I plan to gather data of roadway temperature and the temperature of unmodified dirt a few meters away. The driving surface and any apron on the side of the road are all modified and all absorb heat. I’ll also look at vegetation patterns, if possible. Non-natural vegetation won’t help, and it’s common for highway departments to plant grass seed along the interstate highways. I’ll look for side roads that get the paving treatment but not the other modifications. I can then compare the grassed-over areas with natural areas to look for differences.
I have observed the numbers of forbs that flower in the late summer; they appear to be much more common a few meters away from the paved surface, often across fences that line the roads to prevent cattle from wandering into danger. Conceivably, the heat trapped by the roadways acts to extend the growing season and creates a microclimate that favors these. Goldenrod, a kind of blue daisy-like flower, certain yellow flowers, and pricklypoppies all appear to be more common near roadways than out in the middle of the natural desert area.
For those who don’t live in deserts, you might be interested in looking at your own roadway system.

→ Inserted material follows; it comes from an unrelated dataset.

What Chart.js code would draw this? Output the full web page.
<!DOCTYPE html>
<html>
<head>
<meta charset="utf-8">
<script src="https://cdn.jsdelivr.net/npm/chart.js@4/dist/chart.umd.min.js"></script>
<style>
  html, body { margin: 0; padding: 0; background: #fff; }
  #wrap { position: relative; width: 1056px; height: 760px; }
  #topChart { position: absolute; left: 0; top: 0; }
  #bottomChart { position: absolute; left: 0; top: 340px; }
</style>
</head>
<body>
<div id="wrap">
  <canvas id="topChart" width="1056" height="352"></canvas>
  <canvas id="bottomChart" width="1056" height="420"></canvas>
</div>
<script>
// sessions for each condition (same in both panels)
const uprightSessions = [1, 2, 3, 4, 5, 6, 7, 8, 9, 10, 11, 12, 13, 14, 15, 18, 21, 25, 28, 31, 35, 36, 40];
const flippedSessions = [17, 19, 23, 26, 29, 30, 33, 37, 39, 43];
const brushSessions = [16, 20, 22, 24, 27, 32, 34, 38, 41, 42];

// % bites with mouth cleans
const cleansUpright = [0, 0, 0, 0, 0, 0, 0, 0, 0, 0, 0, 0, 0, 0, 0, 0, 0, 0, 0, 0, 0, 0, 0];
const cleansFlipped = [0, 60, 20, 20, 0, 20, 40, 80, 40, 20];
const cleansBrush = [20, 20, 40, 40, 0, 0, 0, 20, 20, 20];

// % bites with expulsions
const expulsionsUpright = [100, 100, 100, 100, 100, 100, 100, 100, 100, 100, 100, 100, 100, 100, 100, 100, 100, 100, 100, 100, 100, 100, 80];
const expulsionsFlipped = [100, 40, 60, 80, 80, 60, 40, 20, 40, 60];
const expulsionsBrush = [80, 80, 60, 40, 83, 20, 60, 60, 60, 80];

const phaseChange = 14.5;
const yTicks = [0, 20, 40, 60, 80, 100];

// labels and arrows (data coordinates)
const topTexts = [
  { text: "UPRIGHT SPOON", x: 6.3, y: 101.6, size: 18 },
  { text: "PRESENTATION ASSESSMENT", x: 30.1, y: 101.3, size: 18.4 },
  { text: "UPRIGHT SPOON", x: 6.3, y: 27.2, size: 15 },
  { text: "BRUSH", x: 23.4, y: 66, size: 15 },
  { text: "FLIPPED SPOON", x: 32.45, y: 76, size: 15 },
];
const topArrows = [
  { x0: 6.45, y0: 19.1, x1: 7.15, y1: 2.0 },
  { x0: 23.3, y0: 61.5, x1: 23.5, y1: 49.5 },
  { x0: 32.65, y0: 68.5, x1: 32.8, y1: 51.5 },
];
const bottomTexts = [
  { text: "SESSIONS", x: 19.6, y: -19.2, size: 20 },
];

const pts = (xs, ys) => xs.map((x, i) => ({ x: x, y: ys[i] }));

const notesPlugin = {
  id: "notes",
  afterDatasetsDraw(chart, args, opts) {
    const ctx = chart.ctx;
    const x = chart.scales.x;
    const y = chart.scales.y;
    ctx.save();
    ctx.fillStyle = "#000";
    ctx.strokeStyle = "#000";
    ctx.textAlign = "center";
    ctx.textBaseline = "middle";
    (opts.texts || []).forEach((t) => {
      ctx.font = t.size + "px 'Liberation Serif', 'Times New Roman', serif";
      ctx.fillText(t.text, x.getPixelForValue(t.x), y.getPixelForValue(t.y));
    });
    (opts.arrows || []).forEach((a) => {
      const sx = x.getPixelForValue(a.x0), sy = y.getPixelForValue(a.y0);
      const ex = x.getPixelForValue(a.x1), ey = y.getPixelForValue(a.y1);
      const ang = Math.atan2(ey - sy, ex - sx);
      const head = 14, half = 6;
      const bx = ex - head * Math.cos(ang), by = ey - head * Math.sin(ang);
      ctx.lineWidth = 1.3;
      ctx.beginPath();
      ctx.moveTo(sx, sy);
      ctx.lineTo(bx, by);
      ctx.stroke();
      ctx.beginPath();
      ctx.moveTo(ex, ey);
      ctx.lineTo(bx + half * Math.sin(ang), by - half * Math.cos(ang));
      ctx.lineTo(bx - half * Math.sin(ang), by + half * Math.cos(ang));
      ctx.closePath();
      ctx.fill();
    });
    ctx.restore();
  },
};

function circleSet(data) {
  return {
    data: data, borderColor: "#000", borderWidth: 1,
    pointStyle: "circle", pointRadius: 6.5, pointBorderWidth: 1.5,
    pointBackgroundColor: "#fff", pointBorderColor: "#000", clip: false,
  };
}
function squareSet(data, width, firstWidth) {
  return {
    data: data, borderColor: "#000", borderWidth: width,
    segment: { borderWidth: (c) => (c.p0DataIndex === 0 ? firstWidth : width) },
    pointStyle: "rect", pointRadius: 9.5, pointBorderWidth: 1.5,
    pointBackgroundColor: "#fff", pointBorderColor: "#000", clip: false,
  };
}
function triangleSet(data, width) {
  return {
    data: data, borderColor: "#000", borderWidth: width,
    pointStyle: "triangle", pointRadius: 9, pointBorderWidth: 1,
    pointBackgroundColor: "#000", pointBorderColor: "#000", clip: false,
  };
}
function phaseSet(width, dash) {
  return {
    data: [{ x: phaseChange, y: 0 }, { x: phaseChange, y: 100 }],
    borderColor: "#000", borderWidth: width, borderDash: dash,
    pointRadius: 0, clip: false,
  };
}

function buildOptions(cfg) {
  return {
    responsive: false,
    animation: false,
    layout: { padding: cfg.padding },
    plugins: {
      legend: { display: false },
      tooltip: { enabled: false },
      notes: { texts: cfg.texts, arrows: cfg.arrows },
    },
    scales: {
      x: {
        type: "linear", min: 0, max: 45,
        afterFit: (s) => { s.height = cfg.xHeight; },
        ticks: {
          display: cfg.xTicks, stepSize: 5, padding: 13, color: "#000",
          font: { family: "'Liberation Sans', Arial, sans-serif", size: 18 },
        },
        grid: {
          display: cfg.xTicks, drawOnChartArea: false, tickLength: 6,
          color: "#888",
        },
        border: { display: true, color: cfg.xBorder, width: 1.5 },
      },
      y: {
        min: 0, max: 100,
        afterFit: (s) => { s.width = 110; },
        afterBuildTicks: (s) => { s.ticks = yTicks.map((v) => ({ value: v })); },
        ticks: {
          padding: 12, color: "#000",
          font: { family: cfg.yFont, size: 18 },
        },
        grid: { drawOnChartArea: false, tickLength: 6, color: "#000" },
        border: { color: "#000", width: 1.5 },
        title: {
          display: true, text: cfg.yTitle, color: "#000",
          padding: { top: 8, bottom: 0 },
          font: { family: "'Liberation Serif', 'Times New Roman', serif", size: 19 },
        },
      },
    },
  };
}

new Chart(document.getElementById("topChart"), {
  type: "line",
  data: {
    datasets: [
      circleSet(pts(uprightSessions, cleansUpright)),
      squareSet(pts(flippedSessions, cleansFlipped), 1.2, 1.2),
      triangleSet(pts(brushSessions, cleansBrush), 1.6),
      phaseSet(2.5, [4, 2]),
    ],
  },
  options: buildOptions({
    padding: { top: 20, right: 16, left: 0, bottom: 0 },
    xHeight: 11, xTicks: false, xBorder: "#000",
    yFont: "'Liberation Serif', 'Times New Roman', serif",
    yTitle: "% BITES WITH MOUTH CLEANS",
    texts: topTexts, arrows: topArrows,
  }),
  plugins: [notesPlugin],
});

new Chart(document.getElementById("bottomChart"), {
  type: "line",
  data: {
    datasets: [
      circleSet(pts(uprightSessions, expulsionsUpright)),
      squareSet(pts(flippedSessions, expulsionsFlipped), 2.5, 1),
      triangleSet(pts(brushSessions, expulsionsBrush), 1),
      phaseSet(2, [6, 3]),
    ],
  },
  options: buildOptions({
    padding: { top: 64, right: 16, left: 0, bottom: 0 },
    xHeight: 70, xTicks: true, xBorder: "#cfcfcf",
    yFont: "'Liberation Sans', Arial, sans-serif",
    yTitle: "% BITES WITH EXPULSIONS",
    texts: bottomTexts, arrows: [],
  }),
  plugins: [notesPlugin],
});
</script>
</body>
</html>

Even in green England and Europe, there might be discernable patterns of vegetation changes. You can write to me if you observe any such: jlknapp505@msn.com. I would be interested in hearing from you regarding your observations!

A Philosophical Approach to the Physics of Astronomy

September 27, 2011

My philosophy regarding science, and particularly theoretical physics: It seems to me that there’s a tendency to examine observations and then interpret those observations in ways that have no basis in the observation.  First the theory, then a long and expensive search to attempt to prove it.  Not observed: dark matter, dark energy, strings.  And yet, any number of researchers and theoreticians are busily spending enormous sums in an attempt to find these, all to bolster the interpretations and resultant theories.

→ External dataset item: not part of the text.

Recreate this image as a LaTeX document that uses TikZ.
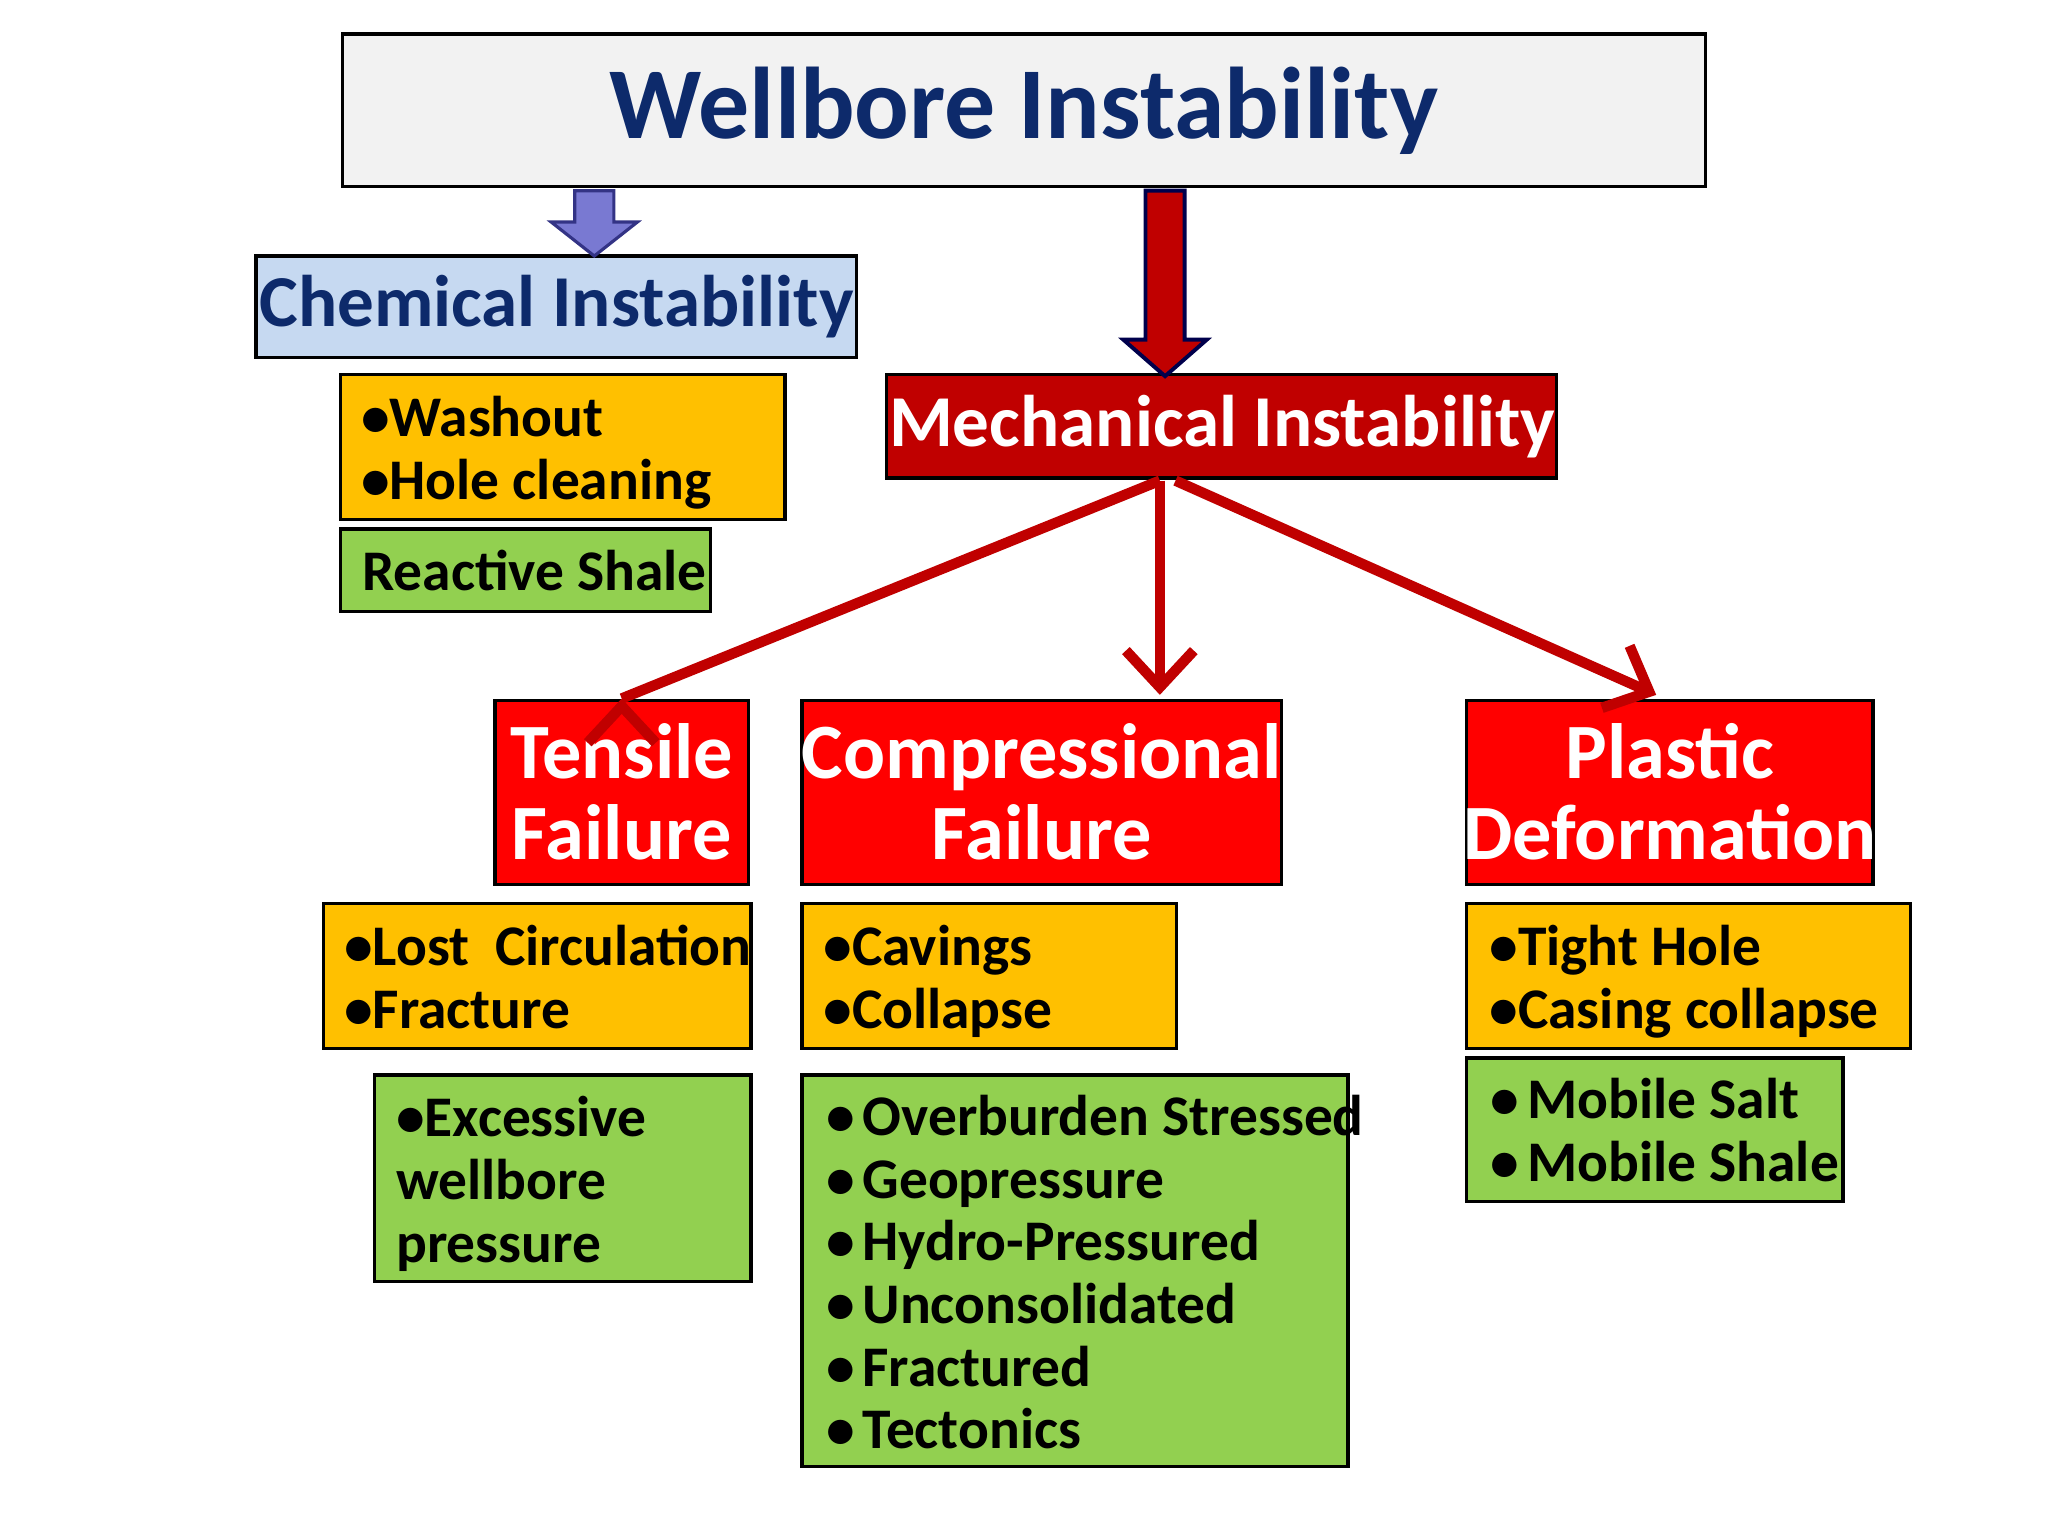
\documentclass[tikz,border=0pt]{standalone}
\usepackage{fontspec}
\setmainfont{Carlito}
\usetikzlibrary{arrows.meta}
\definecolor{navy}{HTML}{0D2A6B}
\definecolor{orng}{HTML}{FFC000}
\definecolor{grn}{HTML}{92D050}
\definecolor{dred}{HTML}{C00000}
\definecolor{lblue}{HTML}{C6D9F1}
\tikzset{
 boxbase/.style={draw=black, line width=1.2pt, inner sep=0pt},
 titlebox/.style={boxbase, fill=black!5},
 chembox/.style={boxbase, fill=lblue},
 orbox/.style={boxbase, fill=orng},
 grbox/.style={boxbase, fill=grn},
 mechbox/.style={boxbase, fill=dred},
 failbox/.style={boxbase, fill=red},
 listtxt/.style={anchor=north west, align=left, inner sep=0pt, font=\fontsize{22}{24}\selectfont\bfseries},
 redline/.style={draw=dred, line width=4pt, -{Straight Barb[length=14pt, width=26pt, line width=4pt]}},
}
\newcommand\bx[6]{\node[#6, minimum width={(#4-#2)*0.5pt}, minimum height={(#5-#3)*0.5pt}] (#1) at ({(#2+#4)/2},{(#3+#5)/2}) {};}
\newcommand\bl{\makebox[14pt][l]{•}}
\begin{document}
\begin{tikzpicture}[x=0.5pt,y=-0.5pt]
\useasboundingbox[fill=white] (0,0) rectangle (1568,1176);
\bx{title}{262}{26}{1306}{143}{titlebox}
\node[text=navy, font=\fontsize{39}{39}\selectfont\bfseries] at (title) {Wellbore Instability};
\bx{chem}{196}{196}{656}{274}{chembox}
\node[text=navy, font=\fontsize{28}{28}\selectfont\bfseries] at (chem) {Chemical Instability};
\bx{wash}{261}{287}{601}{398}{orbox}
\node[listtxt] at (276,303) {•Washout\\•Hole cleaning};
\bx{react}{261}{405}{544}{468}{grbox}
\node[listtxt, anchor=west] at (277,437) {Reactive Shale};
\bx{mech}{679}{287}{1192}{366}{mechbox}
\node[text=white, font=\fontsize{28}{28}\selectfont\bfseries] at (mech) {Mechanical Instability};
\bx{tens}{379}{536}{573}{677}{failbox}
\node[text=white, align=center, font=\fontsize{30}{31}\selectfont\bfseries] at (tens) {Tensile\\Failure};
\bx{comp}{614}{536}{981}{677}{failbox}
\node[text=white, align=center, font=\fontsize{30}{31}\selectfont\bfseries] at (comp) {Compressional\\Failure};
\bx{plas}{1123}{536}{1434}{677}{failbox}
\node[text=white, align=center, font=\fontsize{30}{31}\selectfont\bfseries] at (plas) {Plastic\\Deformation};
\bx{lost}{248}{692}{575}{803}{orbox}
\node[listtxt] at (263,708) {•Lost\ \ Circulation\\•Fracture};
\bx{exc}{287}{823}{575}{981}{grbox}
\node[listtxt] at (303,839) {•Excessive\\wellbore\\pressure};
\bx{cav}{614}{692}{901}{803}{orbox}
\node[listtxt] at (630,708) {•Cavings\\•Collapse};
\bx{over}{614}{823}{1032}{1123}{grbox}
\node[listtxt] at (632,838) {\bl Overburden Stressed\\\bl Geopressure\\\bl Hydro-Pressured\\\bl Unconsolidated\\\bl Fractured\\\bl Tectonics};
\bx{tight}{1123}{692}{1463}{803}{orbox}
\node[listtxt] at (1140,708) {•Tight Hole\\•Casing collapse};
\bx{mob}{1123}{810}{1411}{920}{grbox}
\node[listtxt] at (1141,825) {\bl Mobile Salt\\\bl Mobile Shale};
% block arrows
\draw[draw=blue!40!black!80, fill=blue!45!cyan!30!black!10, line width=1.2pt, fill=blue!50!gray!70]
 (440,146) -- (470,146) -- (470,170) -- (488,170) -- (455,196) -- (422,170) -- (440,170) -- cycle;
\draw[draw=blue!30!black, fill=dred, line width=1.5pt]
 (877,146) -- (907,146) -- (907,260) -- (924,260) -- (892,288) -- (860,260) -- (877,260) -- cycle;
% red arrows
\coordinate (m1) at (888,368);
\coordinate (m2) at (900,368);
\draw[redline] (m1) -- (tens.north) ++(0,0);
\draw[redline] (m1) -- (888,532);
\draw[redline] (m2) -- (1268,532);
\end{tikzpicture}
\end{document}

Not considered in all this is the question: what if the theories are wrong?  Note that I’m not challenging the observations, just the subsequent interpretations.  And, for my part, there’s a basis for these interpretations that depends on one or more assumptions.

I have a problem with the dual-nature of particles and light.  I don’t challenge this, because I don’t personally have a better explanation.  But my problem comes from Einstein’s equation, E=MC^2.  Note that in this, if you hold the C^2 in abeyance, the formula says that energy is equal to mass, and that C^2, an enormous number, is simply the conversion factor.  And so somehow mass is also energy but without consideration for the difference in their relationship that’s demanded by Einstein.  It’s a problem for me.  I watch, and wait for someone to come up with a better explanation.  The quantum mechanical atom, and the levels of the electrons in their orbitals, provides a good model (I think) for absorption/release of energy of a specific amount, a quantum.  But I don’t understand how jumping from one quantum level to another generates something that is non-energy, the other half of the dual-nature question.

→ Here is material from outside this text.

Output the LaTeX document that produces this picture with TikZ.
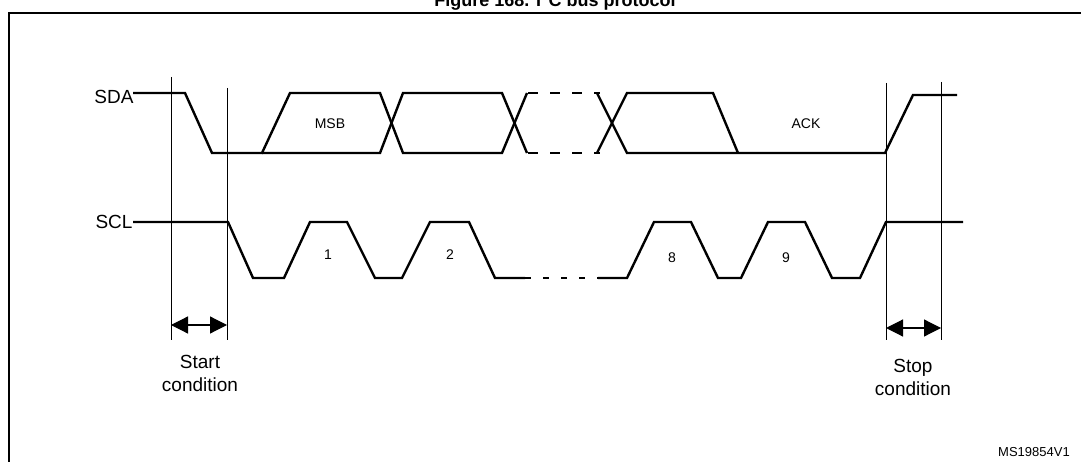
\documentclass[tikz,border=0pt]{standalone}
\usepackage{fontspec}
\setmainfont{Liberation Sans}
\usetikzlibrary{arrows.meta}
\begin{document}
\begin{tikzpicture}[x=1pt,y=-1pt,
  wave/.style={line width=2.4pt,line join=miter},
  thin/.style={line width=0.8pt},
  lbl/.style={font=\fontsize{19}{22}\selectfont,inner sep=0pt},
  sm/.style={font=\fontsize{14}{16}\selectfont,inner sep=0pt},
  dim/.style={line width=1.2pt,{Triangle[length=17pt,width=17pt]}-{Triangle[length=17pt,width=17pt]}}]
\useasboundingbox (0,0) rectangle (1081,462);
\draw[line width=1.2pt] (9,475) -- (9,13) -- (1095,13);
\node[font=\bfseries\fontsize{18}{21}\selectfont,anchor=base] (title) at (555,7) {Figure 168. I\textsuperscript{2}C bus protocol};
\node[lbl] (sda) at (114,97) {SDA};
\node[lbl] (scl) at (114,222) {SCL};
% SDA
\draw[wave] (133,93) -- (185,93) -- (212,153) -- (262,153) -- (290,93) -- (380,93) -- (403,153) -- (502,153) -- (527,93);
\draw[wave] (262,153) -- (380,153) -- (403,93) -- (502,93) -- (527,153);
\draw[wave,dash pattern=on 10pt off 12pt] (528,93) -- (600,93) (528,153) -- (600,153);
\draw[wave] (597,93) -- (627,153) -- (885,153) -- (913,95) -- (957,95);
\draw[wave] (597,153) -- (627,93) -- (713,93) -- (738,153);
\node[sm] (msb) at (330,124) {MSB};
\node[sm] (ack) at (806,124) {ACK};
% SCL
\draw[wave] (133,222) -- (228,222) -- (253,278) -- (284,278) -- (310,222) -- (347,222) -- (375,278) -- (402,278) -- (430,222) -- (469,222) -- (495,278) -- (525,278);
\draw[wave,dash pattern=on 6pt off 12pt] (525,278) -- (598,278);
\draw[wave] (598,278) -- (627,278) -- (654,222) -- (691,222) -- (718,278) -- (741,278) -- (768,222) -- (805,222) -- (832,278) -- (860,278) -- (886,222) -- (963,222);
\node[sm] (n1) at (328,255) {1};
\node[sm] (n2) at (450,255) {2};
\node[sm] (n8) at (672,258) {8};
\node[sm] (n9) at (786,258) {9};
% markers
\coordinate (a1) at (171,325); \coordinate (a2) at (227,325);
\coordinate (b1) at (886,328); \coordinate (b2) at (941,328);
\draw[thin] (171,77) -- (171,340);
\draw[thin] (227,88) -- (227,340);
\draw[thin] (886,83) -- (886,340);
\draw[thin] (941,82) -- (941,340);
\draw[dim] (a1) -- (a2);
\draw[dim] (b1) -- (b2);
\node[lbl,align=center] (start) at (200,373) {Start\\[1pt]condition};
\node[lbl,align=center] (stop) at (913,377) {Stop\\[1pt]condition};
\node[font=\fontsize{13}{15}\selectfont,anchor=west,inner sep=0pt] (ms) at (998,452) {MS19854V1};
\end{tikzpicture}
\end{document}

But when looking at the current ideas involving dark matter, dark energy, strings, and such, I note that the theorists and their fellow-travelers have not addressed an assumption.  That same assumption has much to do with the ‘expanding’ and ‘accelerating’ universe.  This current model is accepted by most theoreticians because Doppler’s work gives an explanation, and so they don’t waste their time looking for other explanations.  Despite the picture this Doppler shift gives of a universe in which the further an object is, the faster it’s going, somehow accelerating in all directions away from Earth, speeding up as you get further away.  The assumption here is that this is a true picture and so an explanation is sought, and if there’s no reasonable or logical explanation, then something unreasonable and non-logical is postulated.  Any search for evidence is therefore directed in this specific direction.  There’s no Nobel prize in going back to reexamine the assumptions that led up to the conclusion.

All of our observations, theories, everything depends on our understanding of light, with the term used here as representative of the entire electromagnetic spectrum.  So my question is, what if our understanding of light and how it behaves is wrong?  Are we making an assumption when we look at light?  And the answer is yes.

That assumption is that the light emitted from a distant object arrives at the observer unchanged, except in ways perfectly understood (e.g., Doppler shifted due to relative motion).  There’s also the absorption of specific lines in the spectrum of the light from the source, which again changes the light in ways that are understood.

Suppose there’s another agency, another method, that changes the light in some way?

I didn’t know what that could be, and of course I’m not certain even now.  But I do have an alternative explanation to be considered.  It’s based on elementary science, known to everyone who ever studied modern physics.

A common, well known experiment uses one or two slits in a barrier and a light beam is passed through it.  An interference/reinforcement pattern of light and dark areas is created past the barrier, and the interpretation is that this shows the wave nature of light (and some other particles, such as electrons; but that’s not what I’m concerned with here).  No argument with this.   But what isn’t realized (or at least I haven’t found anything in the literature to show that this interpretation is considered to be important) is that this experiment demonstrates something else: that light can affect other light.  In this case, one light wave is either adding to or interfering with another.  There may also be other ways in which one light field, for lack of a better word, can affect another.  We know that different frequencies of light respond in different ways to phenomena, such as a prism, being differentially deflected; whether there’s a differential response to other light fields based on frequency is something that might happen.  Not proved, so I’ll only mention it as something that could profitably be investigated.

So: the further away an object is, the more likely it is that the light it emits, over the thousands of light-years that it’s traveled, will have encountered and possibly have been affected by light from other sources.  Only the closest light sources, our own sun and probably Alpha Centauri, may be exempt from this.  But even these may have transited the same space as other light waves, so I suspect that these objects show minimal effects from any influence of other light, but not absolute absence.

I don’t make the claim now, nor ever, that the explanations I’ve put forward are true, or that others are false.  I haven’t invented any dark whatzit or used little green men or added 15 new dimensions.  I simply have taken standard, accepted ideas from past scientists and put them together in new ways.  And I do this because it seems to me that assumptions don’t get examined often enough, and that preposterous theories are too-quickly adopted into the mainstream without being backed up by observational proof.  And my explanations are simple and don’t require 10 years of study of mathematics to understand.

I’ve always thought Occam’s Razor doesn’t get used nearly often enough.